Rocket launcher MOSFET

[Lee697]

I'm adapting a circuit that fires a model rocket engine after a time delay. It is basically two 555's in monostable configuration, the first trigger the 2nd after a time period, the second then fires the igniter through, in the original plans, a darlington power transistor. I have built one launcher this way, but would like to use a power MOSFET for my MkII...

This is the basic schematic I have. This has been tested, and seems to function....
(I've obviously not included the timing/trigger parts of the 555)

Is this the correct way to wire a MOSFET - does the MOSFET, or the 555 need a resistor on the MOSFET gate?
Is 10k OK for a pull-down resistor?

Cheers
Lee

[tom66]

Yes, it's correct.

Your pull down can be essentially any value lower than about 1Mohm. The purpose is only to keep the FET gate off if the 555 timer's output is in a high impedance state. (I'm not sure if this is even possible - maybe on the CMOS version if RESET is asserted?)  The lower the value, the more power wasted although 10k will waste so little power (on the order of microwatts) it's not worth thinking about.

[Richard Head]

It may be worthwhile to include a 1N4148 in series with the power supply to the 555 and a 100uF cap across the 555 power pins. Then if the 1.5 Ohm load pulls the supply down momentarily the 555 output won't collapse for a while.

[Lee697]

It may be worthwhile to include a 1N4148 in series with the power supply to the 555 and a 100uF cap across the 555 power pins. Then if the 1.5 Ohm load pulls the supply down momentarily the 555 output won't collapse for a while.

Thanks...
I have a 47uF cap across the power supply, I don't understand what the diode is for though??

[Lee697]

Yes, it's correct.

Your pull down can be essentially any value lower than about 1Mohm. The purpose is only to keep the FET gate off if the 555 timer's output is in a high impedance state. (I'm not sure if this is even possible - maybe on the CMOS version if RESET is asserted?)  The lower the value, the more power wasted although 10k will waste so little power (on the order of microwatts) it's not worth thinking about.

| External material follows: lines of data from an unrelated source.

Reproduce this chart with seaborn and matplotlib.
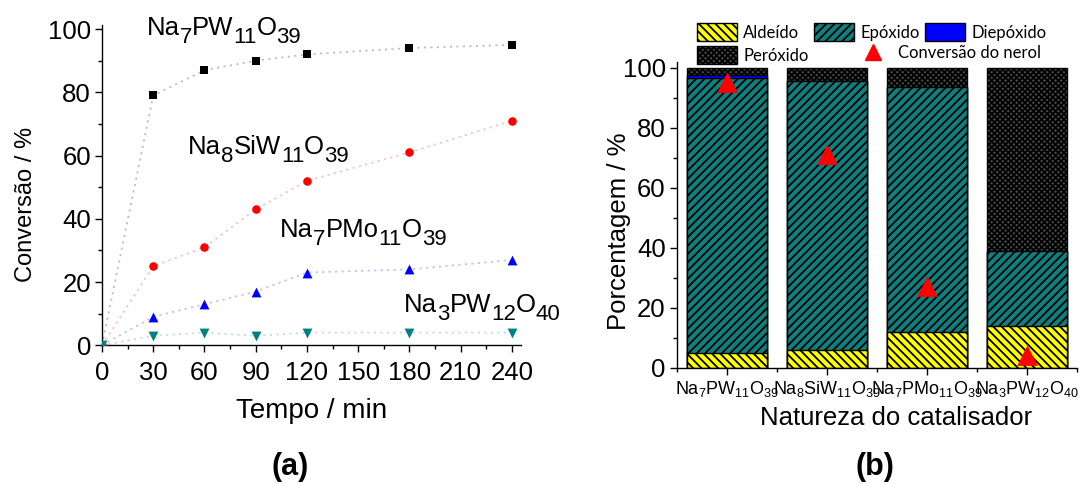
import matplotlib
matplotlib.use("Agg")
import matplotlib.pyplot as plt
from matplotlib.ticker import MultipleLocator, FixedLocator
from matplotlib.lines import Line2D
from matplotlib.patches import Patch
import numpy as np
import seaborn as sns

# ---- (a) nerol conversion over time ----
tempo = [0, 30, 60, 90, 120, 180, 240]
conv_pw11 = [0, 79, 87, 90, 92, 94, 95]
conv_siw11 = [0, 25, 31, 43, 52, 61, 71]
conv_pmo11 = [0, 9, 13, 17, 23, 24, 27]
conv_pw12 = [0, 3, 4, 3, 4, 4, 4]

# ---- (b) product distribution per catalyst ----
catalisadores = [r"Na$_7$PW$_{11}$O$_{39}$", r"Na$_8$SiW$_{11}$O$_{39}$",
                 r"Na$_7$PMo$_{11}$O$_{39}$", r"Na$_3$PW$_{12}$O$_{40}$"]
aldeido = [5, 6, 12, 14]
epoxido = [91.5, 89.5, 81.5, 25]
diepoxido = [1.2, 0, 0, 0]
peroxido = [2.3, 4.5, 6.5, 61]
conv_nerol = [95, 71, 27, 4]

sns.set_style("ticks")
plt.rcParams["font.family"] = ["Liberation Sans", "DejaVu Sans"]
plt.rcParams["mathtext.default"] = "regular"
plt.rcParams["hatch.linewidth"] = 1.3
plt.rcParams["axes.linewidth"] = 1.0
for key in ["text.color", "axes.labelcolor", "xtick.color", "ytick.color",
            "axes.edgecolor", "xtick.labelcolor", "ytick.labelcolor"]:
    plt.rcParams[key] = "black"

fig = plt.figure(figsize=(10.88, 4.84), dpi=100)
ax1 = fig.add_axes([0.09375, 0.2866, 0.3851, 0.6618])
ax2 = fig.add_axes([0.6222, 0.2397, 0.3676, 0.6329])

# ---------------- panel (a) ----------------
series = [
    (conv_pw11, "black", "s", 34),
    (conv_siw11, "#ff0000", "o", 38),
    (conv_pmo11, "#0000ff", "^", 50),
    (conv_pw12, "#008080", "v", 50),
]
for vals, col, mk, size in series:
    sns.lineplot(x=tempo, y=vals, color=col, alpha=0.25, lw=1.3,
                 linestyle=(0, (1.2, 2.4)), ax=ax1)
    sns.scatterplot(x=tempo, y=vals, color=col, marker=mk, s=size,
                    linewidth=0, ax=ax1, zorder=3)

ax1.set_xlim(0, 245.3)
ax1.set_ylim(0, 101.3)
ax1.xaxis.set_major_locator(MultipleLocator(30))
ax1.xaxis.set_minor_locator(MultipleLocator(15))
ax1.yaxis.set_major_locator(MultipleLocator(20))
ax1.yaxis.set_minor_locator(MultipleLocator(10))
ax1.tick_params(which="major", direction="out", length=5, width=1,
                labelsize=18.5, pad=3, color="black")
ax1.tick_params(which="minor", direction="out", length=3, width=1, color="black")
ax1.tick_params(axis="x", which="major", pad=6)
sns.despine(ax=ax1)

ax1.set_xlabel("Tempo / min", fontsize=20)
ax1.xaxis.label.set_va("baseline")
ax1.xaxis.set_label_coords(0.5, -0.228)
ax1.set_ylabel("Conversão / %", fontsize=17)
ax1.yaxis.label.set_va("baseline")
ax1.yaxis.set_label_coords(-0.168, 0.441)


def formula(ax, x, y, parts, size=18.5, subsize=16, drop=5.8):
    """Write a chemical formula with full-height, lowered subscripts."""
    prev = ax.text(x, y, parts[0][0], fontsize=size, va="baseline", ha="left")
    prev_sub = parts[0][1]
    for txt, sub in parts[1:]:
        dy = 0
        if sub and not prev_sub:
            dy = -drop
        elif prev_sub and not sub:
            dy = drop
        prev = ax.annotate(txt, xy=(1, 0), xycoords=prev, xytext=(0, dy),
                           textcoords="offset points",
                           fontsize=subsize if sub else size,
                           va="bottom", ha="left")
        prev_sub = sub


formula(ax1, 26, 98, [("Na", 0), ("7", 1), ("PW", 0), ("11", 1), ("O", 0), ("39", 1)])
formula(ax1, 50.5, 60.5, [("Na", 0), ("8", 1), ("SiW", 0), ("11", 1), ("O", 0), ("39", 1)])
formula(ax1, 104.4, 34.3, [("Na", 0), ("7", 1), ("PMo", 0), ("11", 1), ("O", 0), ("39", 1)])
formula(ax1, 177, 10.6, [("Na", 0), ("3", 1), ("PW", 0), ("12", 1), ("O", 0), ("40", 1)])

# ---------------- panel (b) ----------------
ald = np.array(aldeido)
epo = np.array(epoxido)
die = np.array(diepoxido)
per = np.array(peroxido)

layers = [
    (ald + epo + die + per, "#4a4a4a", "xxxxxx", "Peróxido"),
    (ald + epo + die, "#0000ff", None, "Diepóxido"),
    (ald + epo, "#0f8080", "////", "Epóxido"),
    (ald, "#ffff00", "\\\\\\\\", "Aldeído"),
]
for heights, col, hatch, _ in layers:
    sns.barplot(x=catalisadores, y=heights, color=col, saturation=1,
                edgecolor="black", linewidth=1.0, hatch=hatch, width=0.8,
                errorbar=None, ax=ax2)

sns.pointplot(x=catalisadores, y=conv_nerol, color="#ff0000", marker="^",
              markersize=11, linestyle="none", errorbar=None, ax=ax2)
for coll in ax2.collections:
    coll.set_zorder(5)
for ln in ax2.lines:
    ln.set_zorder(5)

ax2.set_xlim(-0.5, 3.5)
ax2.set_ylim(0, 102)
ax2.yaxis.set_major_locator(MultipleLocator(20))
ax2.yaxis.set_minor_locator(MultipleLocator(10))
ax2.xaxis.set_minor_locator(FixedLocator([-0.5, 0.5, 1.5, 2.5, 3.5]))
ax2.tick_params(which="major", direction="out", length=5, width=1, color="black")
ax2.tick_params(which="minor", direction="out", length=3, width=1, color="black")
ax2.tick_params(axis="y", which="major", labelsize=18.5, pad=3)
ax2.tick_params(axis="x", which="major", labelsize=13, pad=3)
sns.despine(ax=ax2)

ax2.set_xlabel("Natureza do catalisador", fontsize=18.5)
ax2.xaxis.label.set_va("baseline")
ax2.xaxis.set_label_coords(0.5475, -0.186)
ax2.set_ylabel("Porcentagem / %", fontsize=18.5)
ax2.yaxis.label.set_va("baseline")
ax2.yaxis.set_label_coords(-0.1275, 0.447)

# legends above panel (b)
leg_font = {"family": "Lato", "size": 12}
handles = {name: Patch(facecolor=col, edgecolor="black", hatch=hatch, label=name)
           for _, col, hatch, name in layers}
order = ["Aldeído", "Peróxido", "Epóxido", "Diepóxido"]
leg1 = fig.legend([handles[n] for n in order], order, ncol=3, loc="upper left",
                  bbox_to_anchor=(697.3 / 1088, 1 - 23 / 484), frameon=False,
                  prop=leg_font, handlelength=2.4, handleheight=1.3,
                  handletextpad=0.35, columnspacing=0.35, labelspacing=0.3,
                  borderpad=0, borderaxespad=0)
tri = Line2D([], [], color="#ff0000", marker="^", markersize=11, linestyle="none")
leg2 = fig.legend([tri], ["Conversão do nerol"], loc="center left",
                  bbox_to_anchor=(854 / 1088, 1 - 53 / 484), frameon=False,
                  prop=leg_font, handlelength=2.3, handletextpad=0.35,
                  borderpad=0, borderaxespad=0)

fig.text(290 / 1088, 1 - 467 / 484, "(a)", ha="center", va="center",
         fontsize=22, fontweight="bold")
fig.text(875 / 1088, 1 - 467 / 484, "(b)", ha="center", va="center",
         fontsize=22, fontweight="bold")

fig.savefig("out.png", dpi=100)
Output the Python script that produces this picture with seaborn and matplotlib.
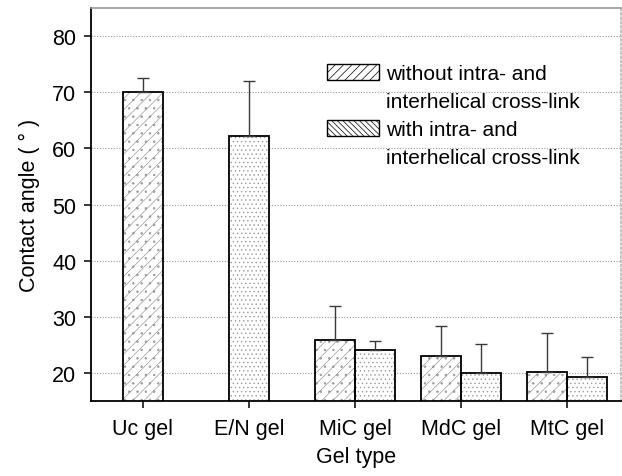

Thanks - I'll keep the 10k, I run it off a fresh 9Ah SLA battery in the field, not too concerned about small power leaks.....

[Richard Head]

The diode is so that the cap doesn't discharge into the 1.5 Ohm load. The diode becomes reverse biased and the cap supplies the chip for a few hundred milliseconds while the ignitor is fired.

[max_torque]

With something like this, that has some possible "safety" consequences, i'd want to also design in some simple fail safe stuff too!

(for example, a manual switch that shorts the output of the fet to gound when on, which will prevent any firing voltage being applies in case of "accidental" triggering by the 555 etc.  It's also a good idea to include a very high impedance current source to act as a "wire test" for the firing circuit, before you actually go ahead and fire it!

[Lee697]

With something like this, that has some possible "safety" consequences, i'd want to also design in some simple fail safe stuff too!

(for example, a manual switch that shorts the output of the fet to gound when on, which will prevent any firing voltage being applies in case of "accidental" triggering by the 555 etc.  It's also a good idea to include a very high impedance current source to act as a "wire test" for the firing circuit, before you actually go ahead and fire it!

Definitely.
What I've shown is simply the firing part. I have a working version with darlington transistors doing the firing.

There is a continuity tester, which acts as a safety, puts 10mA or so through the ignitor to test before ignition - this disconnects the transistor when switched to test. There is a key switch also, which isolates the transistor gate (or base, previously). I had noted previously that the firing 555 occasionally falsely triggered on power-up - so there is a third monostable 555 which must be triggered before ignition countdown is started - it further isolates the transistor through a relay, which only stays closed for 30s or so.
The power-up false triggering was eventually fixed with tweaking of an RC delay on pin 4, but can still happen if you rapidly cycle the power switch - this is certainly not normal behaviour though.... In any case now the 'disarm chip' that controls the relay never false triggers. I don't think I could make it fire unintended if I tried now.....

The original schematic is here.... he only has the one safety interlock, and has an annoying buzzer I left out....
http://www.sentex.ca/~mec1995/gadgets/rocket.html

Lee

[Lee697]

The diode is so that the cap doesn't discharge into the 1.5 Ohm load. The diode becomes reverse biased and the cap supplies the chip for a few hundred milliseconds while the ignitor is fired.

Thanks - might put the diode in. In testing I've had a previous model discharge into a 1 Ohm resistor for 3-4 seconds, nothing unusual ever seen, I've not long had my scope though, might watch what happens with the scope this time....

[Richard Head]

If your source impedance is low enough (such as is the case with a car battery) then the voltage drop will be negligible so the diode won't be required.